● **Work instructions**:
Exactly as written, quote every line that follows, skipping the images.

● **Provided data**:
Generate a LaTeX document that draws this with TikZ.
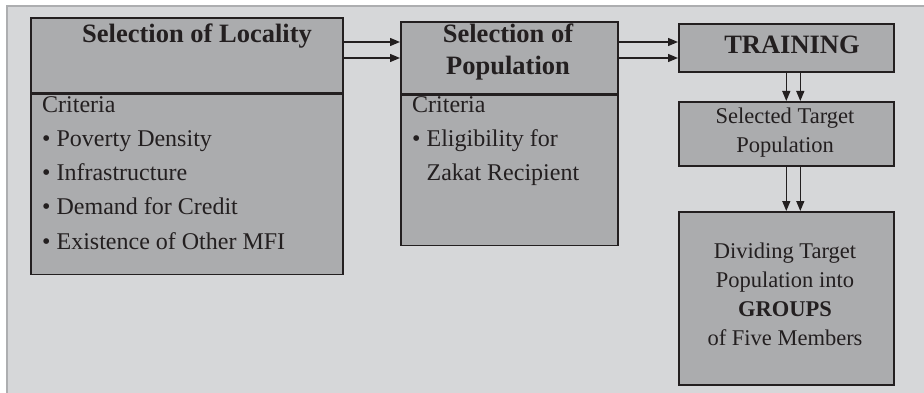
\documentclass[tikz,border=0pt]{standalone}
\usepackage{fontspec}
\setmainfont{Liberation Serif}
\usepackage{xcolor}
\usepackage{tikz}
\usetikzlibrary{calc,positioning,arrows.meta}
\definecolor{panel}{HTML}{D6D7D9}
\definecolor{rim}{HTML}{ADAEB0}
\definecolor{boxfill}{HTML}{ABACAE}
\definecolor{ink}{HTML}{231F20}
\tikzset{
  box/.style={draw=ink, fill=boxfill, line width=1.6pt, inner sep=0pt, anchor=north west},
  conn/.style={draw=ink, line width=1.3pt, -{Triangle[length=10pt,width=8pt]}},
  head/.style={text=ink, font=\fontsize{26.5}{32}\selectfont\bfseries, align=center, inner sep=0pt},
  body/.style={text=ink, font=\fontsize{24}{34.3}\selectfont, align=left, inner sep=0pt, anchor=north west},
  bodyc/.style={text=ink, font=\fontsize{22.5}{29}\selectfont, align=center, inner sep=0pt},
}

\begin{document}
\begin{tikzpicture}[x=1pt,y=-1pt]
  \useasboundingbox (0,0) rectangle (924,393);
  \fill[panel] (7,6) rectangle (924,393);
  \draw[rim, line width=2pt] (7,393) -- (7,6) -- (924,6);
  % locality
  \node[box, minimum width=312pt, minimum height=75pt] (loc) at (30,17) {};
  \node[box, minimum width=312pt, minimum height=180pt] (locc) at (loc.south west) {};
  \node[head] (loct) at (197,36) {Selection of Locality};
  \node[body] (locl) at (42,96) {Criteria\\
    \textbullet\ Poverty Density\\
    \textbullet\ Infrastructure\\
    \textbullet\ Demand for Credit\\
    \textbullet\ Existence of Other MFI};
  % population
  \node[box, minimum width=217pt, minimum height=72pt] (pop) at (400,21) {};
  \node[box, minimum width=217pt, minimum height=150pt] (popc) at (pop.south west) {};
  \node[head] (popt) at (508,52) {Selection of\\Population};
  \node[body] (popl) at (412,96) {Criteria\\
    \textbullet\ Eligibility for\\
    \phantom{\textbullet\ }Zakat Recipient};
  % right column
  \node[box, minimum width=215pt, minimum height=48pt] (trn) at (678,23) {};
  \node[head] (trnt) at (792,45) {TRAINING};
  \node[box, minimum width=215pt, minimum height=64pt] (sel) at (678,101) {};
  \node[bodyc] (selt) at (785,133) {Selected Target\\Population};
  \node[box, minimum width=215pt, minimum height=173pt] (grp) at (678,211) {};
  \node[bodyc] (grpt) at (785,294) {Dividing Target\\Population into\\\textbf{GROUPS}\\of Five Members};
  % arrows
  \coordinate (a1) at ([yshift=-25pt]loc.north east);
  \coordinate (a2) at ([yshift=-41pt]loc.north east);
  \coordinate (b1) at ([yshift=-21pt]pop.north east);
  \coordinate (b2) at ([yshift=-37pt]pop.north east);
  \coordinate (c1) at (trn.south);
  \coordinate (c2) at ([xshift=14pt]trn.south);
  \coordinate (d1) at (sel.south);
  \coordinate (d2) at ([xshift=14pt]sel.south);
  \draw[conn] (a1) -- (a1 -| pop.west);
  \draw[conn] (a2) -- (a2 -| pop.west);
  \draw[conn] (b1) -- (b1 -| trn.west);
  \draw[conn] (b2) -- (b2 -| trn.west);
  \draw[conn] (c1) -- (c1 |- sel.north);
  \draw[conn] (c2) -- (c2 |- sel.north);
  \draw[conn] (d1) -- (d1 |- grp.north);
  \draw[conn] (d2) -- (d2 |- grp.north);
\end{tikzpicture}
\end{document}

● **Solution to this exercise**:
Generate a LaTeX document that draws this with TikZ.
\documentclass[tikz,border=0pt]{standalone}
\usepackage{fontspec}
\setmainfont{Liberation Serif}
\usepackage{xcolor}
\usepackage{tikz}
\usetikzlibrary{calc,positioning,arrows.meta}
\definecolor{panel}{HTML}{D6D7D9}
\definecolor{rim}{HTML}{ADAEB0}
\definecolor{boxfill}{HTML}{ABACAE}
\definecolor{ink}{HTML}{231F20}
\tikzset{
  box/.style={draw=ink, fill=boxfill, line width=1.6pt, inner sep=0pt, anchor=north west},
  conn/.style={draw=ink, line width=1.3pt, -{Triangle[length=10pt,width=8pt]}},
  head/.style={text=ink, font=\fontsize{26.5}{32}\selectfont\bfseries, align=center, inner sep=0pt},
  body/.style={text=ink, font=\fontsize{24}{34.3}\selectfont, align=left, inner sep=0pt, anchor=north west},
  bodyc/.style={text=ink, font=\fontsize{22.5}{29}\selectfont, align=center, inner sep=0pt},
}

\begin{document}
\begin{tikzpicture}[x=1pt,y=-1pt]
  \useasboundingbox (0,0) rectangle (924,393);
  \fill[panel] (7,6) rectangle (924,393);
  \draw[rim, line width=2pt] (7,393) -- (7,6) -- (924,6);
  % locality
  \node[box, minimum width=312pt, minimum height=75pt] (loc) at (30,17) {};
  \node[box, minimum width=312pt, minimum height=180pt] (locc) at (loc.south west) {};
  \node[head] (loct) at (197,36) {Selection of Locality};
  \node[body] (locl) at (42,96) {Criteria\\
    \textbullet\ Poverty Density\\
    \textbullet\ Infrastructure\\
    \textbullet\ Demand for Credit\\
    \textbullet\ Existence of Other MFI};
  % population
  \node[box, minimum width=217pt, minimum height=72pt] (pop) at (400,21) {};
  \node[box, minimum width=217pt, minimum height=150pt] (popc) at (pop.south west) {};
  \node[head] (popt) at (508,52) {Selection of\\Population};
  \node[body] (popl) at (412,96) {Criteria\\
    \textbullet\ Eligibility for\\
    \phantom{\textbullet\ }Zakat Recipient};
  % right column
  \node[box, minimum width=215pt, minimum height=48pt] (trn) at (678,23) {};
  \node[head] (trnt) at (792,45) {TRAINING};
  \node[box, minimum width=215pt, minimum height=64pt] (sel) at (678,101) {};
  \node[bodyc] (selt) at (785,133) {Selected Target\\Population};
  \node[box, minimum width=215pt, minimum height=173pt] (grp) at (678,211) {};
  \node[bodyc] (grpt) at (785,294) {Dividing Target\\Population into\\\textbf{GROUPS}\\of Five Members};
  % arrows
  \coordinate (a1) at ([yshift=-25pt]loc.north east);
  \coordinate (a2) at ([yshift=-41pt]loc.north east);
  \coordinate (b1) at ([yshift=-21pt]pop.north east);
  \coordinate (b2) at ([yshift=-37pt]pop.north east);
  \coordinate (c1) at (trn.south);
  \coordinate (c2) at ([xshift=14pt]trn.south);
  \coordinate (d1) at (sel.south);
  \coordinate (d2) at ([xshift=14pt]sel.south);
  \draw[conn] (a1) -- (a1 -| pop.west);
  \draw[conn] (a2) -- (a2 -| pop.west);
  \draw[conn] (b1) -- (b1 -| trn.west);
  \draw[conn] (b2) -- (b2 -| trn.west);
  \draw[conn] (c1) -- (c1 |- sel.north);
  \draw[conn] (c2) -- (c2 |- sel.north);
  \draw[conn] (d1) -- (d1 |- grp.north);
  \draw[conn] (d2) -- (d2 |- grp.north);
\end{tikzpicture}
\end{document}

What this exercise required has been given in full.